Approaching the Princess Ann Access Area after the three-hour, eight-mile paddle trip, wafting fumes from the awaiting cookout welcome the members of the Lumber River Canoe Club, whose 30th anniversary celebration took place Saturday at Lumber River State Park. As one of the founding members, Floyd begins reading from a folded paper taken from his pocket. Emotion interrupts his recollections of Sherwood Hinson Sr., the club’s founder, as he recounts his close friend’s passion for the river and the fellowship that flowed from it.
“He had an abiding love for the river,” Floyd said, “and he devoted his life so that we can enjoy it.”
The vision that Hinson Sr. saw reflecting in the slow-moving water that welcomed him when he first moved his family to Lumberton from South Carolina was one that he hoped wouldn’t change. With a goal to preserve the waterway and make it accessible for canoes, he also wanted to clean it of debris and trash, and remove the trees that blocked its passage.
“Daddy wanted it recognized as a natural water resource that at the time, people looked at as only there to pollute,” Sherwood Hinson Jr. said.
Hinson Sr., who was retired from the Navy, famously never took “no” for an answer and, after serving on the Lumber River Basin Committee, succeeded in appropriating $1,500 to fund cleanup of the river into which raw human waste was once dumped.
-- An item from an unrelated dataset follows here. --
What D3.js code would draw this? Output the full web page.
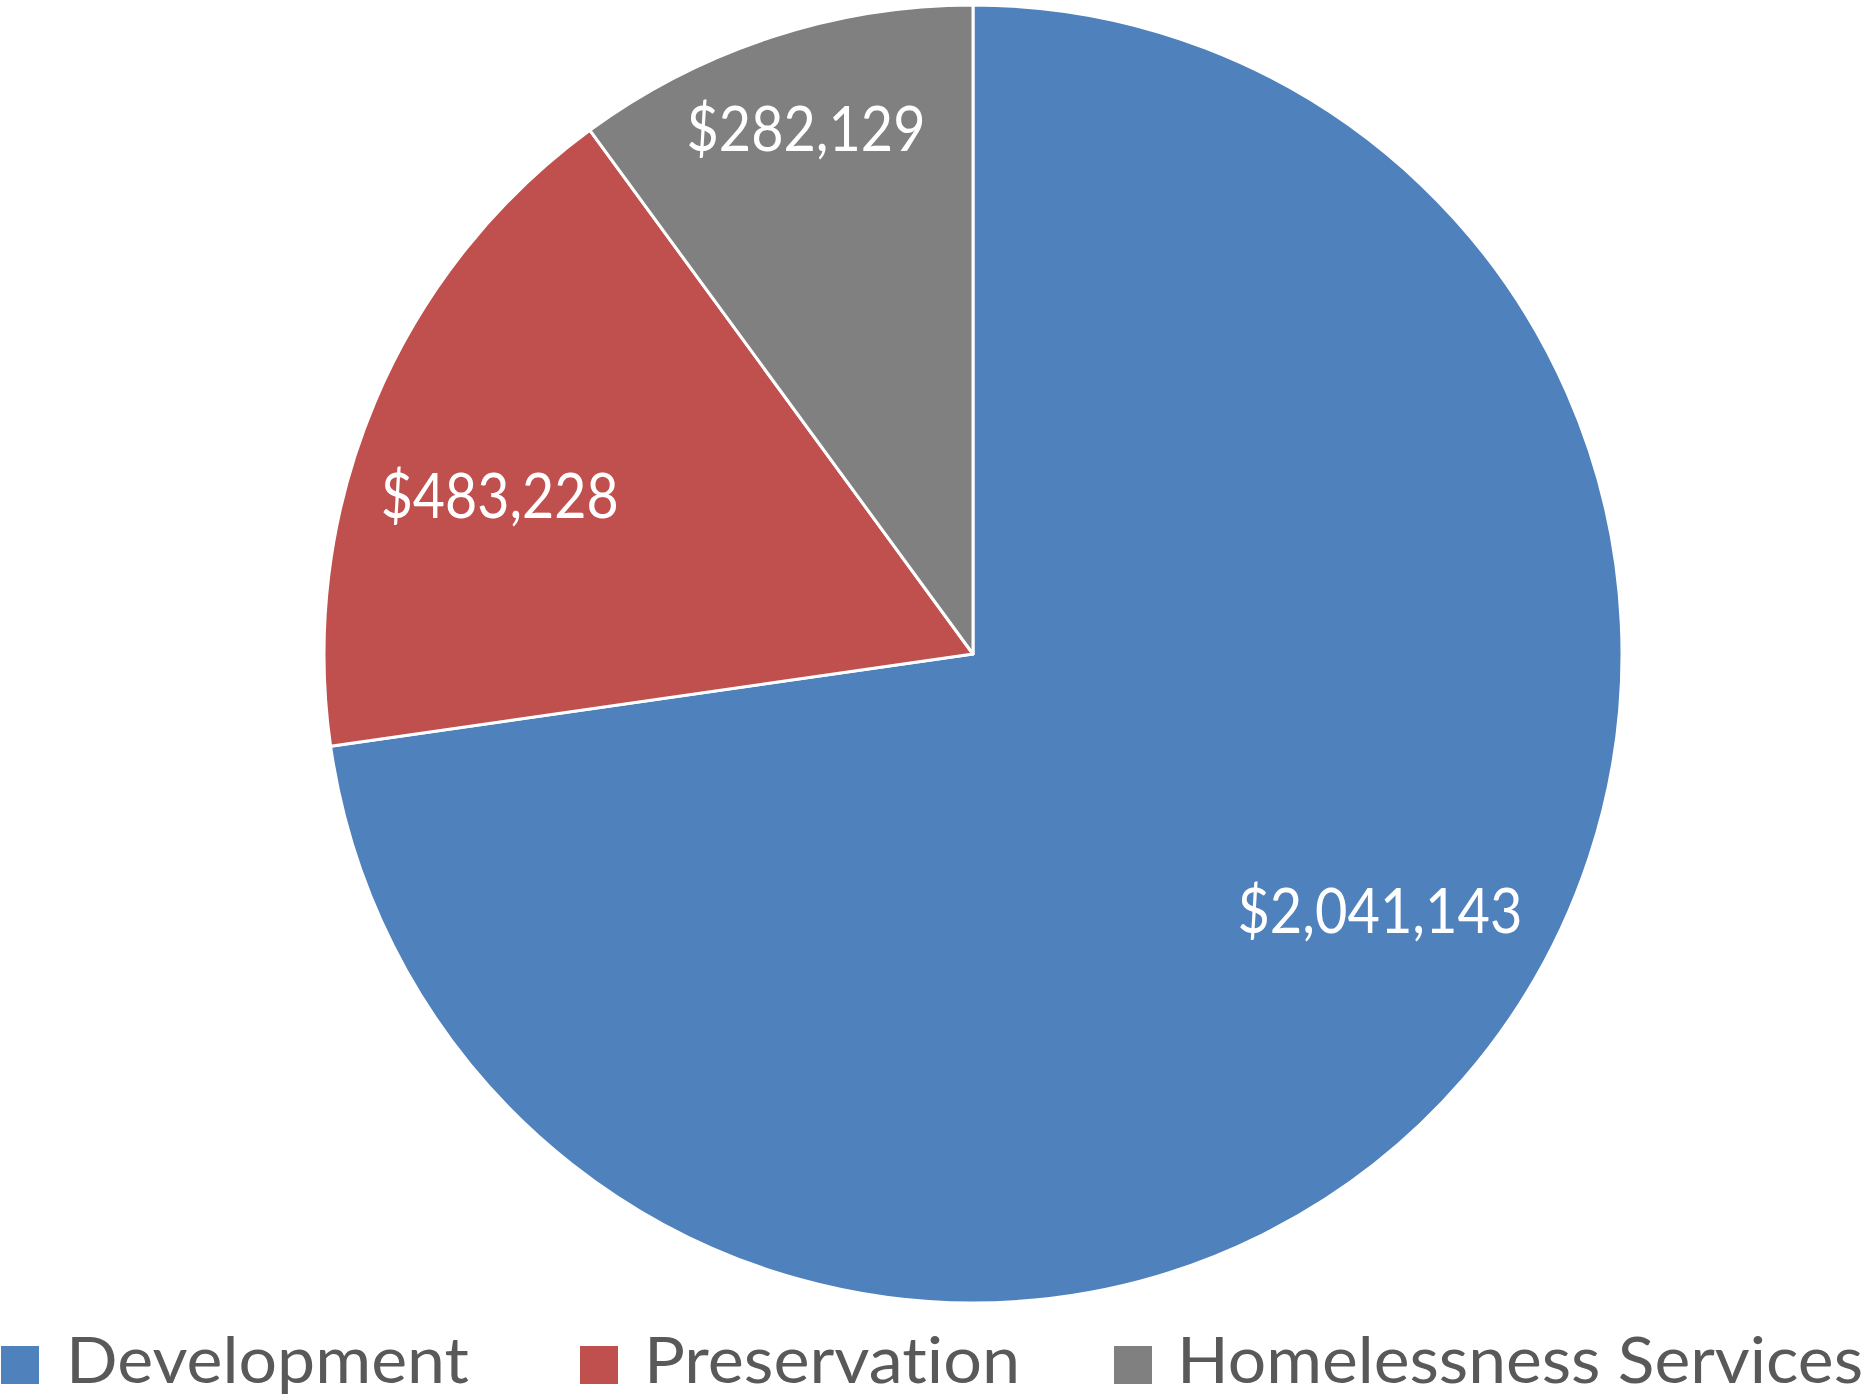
<!DOCTYPE html>
<html>
<head>
<meta charset="utf-8">
<script src="https://cdn.jsdelivr.net/npm/d3@7/dist/d3.min.js"></script>
<style>
  html, body { margin: 0; padding: 0; background: #ffffff; }
  svg { display: block; }
  text { font-variant-ligatures: none; font-feature-settings: "liga" 0, "clig" 0; }
</style>
</head>
<body>
<script>
// ---- data ----
const categories = ["Development", "Preservation", "Homelessness Services"];
const values = [2041143, 483228, 282129];
const colors = ["#4F81BD", "#C0504D", "#808080"];

// ---- layout ----
const W = 1870, H = 1399;
const cx = 973, cy = 654, R = 649;
const labelRadiusFactor = [0.74, 0.77, 0.852];
const labelAngleShift = [-0.154, -0.072, 0.009]; // radians, mimic Excel best-fit
const labelWidths = [285, 238, 239];
const legendWidths = [403, 376, 686];
const fontFamily = "Lato, 'Open Sans', sans-serif";

const svg = d3.select("body").append("svg")
  .attr("width", W).attr("height", H);

const data = categories.map((c, i) => ({ name: c, value: values[i], color: colors[i], i }));

const pie = d3.pie().value(d => d.value).sort(null);
const arcs = pie(data);
const arc = d3.arc().innerRadius(0).outerRadius(R);

const g = svg.append("g").attr("transform", `translate(${cx},${cy})`);

g.selectAll("path.slice").data(arcs).join("path")
  .attr("class", "slice")
  .attr("d", arc)
  .attr("fill", d => d.data.color)
  .attr("stroke", "#ffffff")
  .attr("stroke-width", 3)
  .attr("stroke-linejoin", "round");

const fmt = d3.format("$,");
g.selectAll("text.lbl").data(arcs).join("text")
  .attr("class", "lbl")
  .attr("x", d => {
    const a = (d.startAngle + d.endAngle) / 2 + labelAngleShift[d.data.i];
    return Math.sin(a) * R * labelRadiusFactor[d.data.i];
  })
  .attr("y", d => {
    const a = (d.startAngle + d.endAngle) / 2 + labelAngleShift[d.data.i];
    return -Math.cos(a) * R * labelRadiusFactor[d.data.i];
  })
  .attr("text-anchor", "middle")
  .attr("dominant-baseline", "central")
  .attr("font-family", fontFamily)
  .attr("font-size", 62)
  .attr("textLength", d => labelWidths[d.data.i])
  .attr("lengthAdjust", "spacingAndGlyphs")
  .attr("fill", "#ffffff")
  .text(d => fmt(d.data.value));

// ---- legend ----
const legendX = [1, 580, 1114];
const sq = 38;
const legendY = 1346;
const lg = svg.append("g");
const items = lg.selectAll("g.item").data(data).join("g")
  .attr("class", "item")
  .attr("transform", (d, i) => `translate(${legendX[i]},${legendY})`);
items.append("rect")
  .attr("width", sq).attr("height", sq)
  .attr("fill", d => d.color);
items.append("text")
  .attr("x", (d, i) => [66, 644, 1177][i] - legendX[i])
  .attr("y", 37)
  .attr("font-family", fontFamily)
  .attr("font-size", 64)
  .attr("textLength", (d, i) => legendWidths[i])
  .attr("lengthAdjust", "spacingAndGlyphs")
  .attr("fill", "#595959")
  .text(d => d.name);
</script>
</body>
</html>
After securing volunteers from the Navy to aid in the effort, he sought out people who could further help him with his cause.
Flowing 115 miles freely, today the Lumber River is one of the longest unobstructed rivers in the state. Jeremy Isom, a child when he first met Hinson Sr., paddled the same river on Saturday that he paddled with his father, the late Danny Isom. Jeremy, together with his wife, stopped the canoe along the sandy banks to let his 4-year-old twins — Dandridge and Savannah — dig in the dirt and admire the sunbathing turtles.
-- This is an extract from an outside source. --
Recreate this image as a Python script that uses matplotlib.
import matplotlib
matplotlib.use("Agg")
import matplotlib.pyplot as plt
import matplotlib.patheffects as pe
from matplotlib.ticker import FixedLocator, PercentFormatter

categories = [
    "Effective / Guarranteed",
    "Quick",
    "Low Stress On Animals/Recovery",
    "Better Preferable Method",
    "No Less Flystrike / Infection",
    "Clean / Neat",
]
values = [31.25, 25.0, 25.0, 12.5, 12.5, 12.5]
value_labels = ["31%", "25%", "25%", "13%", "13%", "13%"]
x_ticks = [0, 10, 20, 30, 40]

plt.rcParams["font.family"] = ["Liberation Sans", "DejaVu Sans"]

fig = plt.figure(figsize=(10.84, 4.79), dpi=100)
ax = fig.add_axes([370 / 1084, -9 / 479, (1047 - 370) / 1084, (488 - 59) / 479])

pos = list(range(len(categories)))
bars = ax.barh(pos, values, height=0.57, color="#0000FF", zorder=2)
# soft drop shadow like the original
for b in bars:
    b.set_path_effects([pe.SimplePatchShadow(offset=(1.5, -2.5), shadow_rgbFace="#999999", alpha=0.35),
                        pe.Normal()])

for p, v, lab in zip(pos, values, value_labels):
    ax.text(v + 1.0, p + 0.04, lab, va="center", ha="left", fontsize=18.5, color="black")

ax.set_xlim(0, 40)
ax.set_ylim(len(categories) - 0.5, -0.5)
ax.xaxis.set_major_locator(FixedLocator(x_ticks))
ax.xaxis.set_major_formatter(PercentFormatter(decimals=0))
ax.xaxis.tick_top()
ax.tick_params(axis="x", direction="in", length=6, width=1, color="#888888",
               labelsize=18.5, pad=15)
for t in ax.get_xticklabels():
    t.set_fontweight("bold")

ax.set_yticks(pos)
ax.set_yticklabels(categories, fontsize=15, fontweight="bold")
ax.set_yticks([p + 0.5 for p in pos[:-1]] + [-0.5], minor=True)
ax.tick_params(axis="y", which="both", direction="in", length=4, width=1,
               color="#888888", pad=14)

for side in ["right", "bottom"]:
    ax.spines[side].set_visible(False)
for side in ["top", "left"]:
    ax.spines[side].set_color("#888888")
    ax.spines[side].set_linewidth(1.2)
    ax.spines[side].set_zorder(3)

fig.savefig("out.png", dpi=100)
“We moved to Lumberton in 1982,” he said, “and my father was a land manager for a large timber company that owned a lot of the land along the river. My dad’s job was to manage that land generally for growing, harvesting and planting trees. Shortly thereafter Sherwood found out that my dad was the land manager of a lot of the land along the river … and Sherwood talked to him about leasing that property as a canoe access just for he and his friends to utilize for putting in and taking out.
“In that conversation, they started also talking about the club and getting that going and then the rest is history.”
The same year, Isom and Hinson Sr., along with Floyd, founded the club and Isom helped protect the river by not cutting down trees along its banks — a decision that would result in its eventual recognition as a Wild and Scenic River, a recognition that would in turn garner more funding for its preservation.
“He realized there was a better use for that land,” Isom said.
Today, the Lumber River Canoe Club, which has events nearly every weekend and more than 600 online members, takes its name from the only black water river in North Carolina designated as a National Wild and Scenic River by the United States Department of Interior. In 1989, it was established as a state park.
Hinson Sr. lived just long enough to see the ripple effect of the change he set in motion. The park, which was under construction when he died in 1993, was opened to the public soon afterward.
In the distance, a plaque looks on to the river, reading “Sherwood Hinson, a simple man who loved people, boats and the Lumber River. This park is a result of his dream and his unwillingness to accept ‘no’ for an answer.” Hinson Jr. joked about his father’s persistance, embodiment of the manicured park entrance now called the Princess Ann Access Area.
“He could walk up to a tree and talk to it and it would give in one way or another,” he said.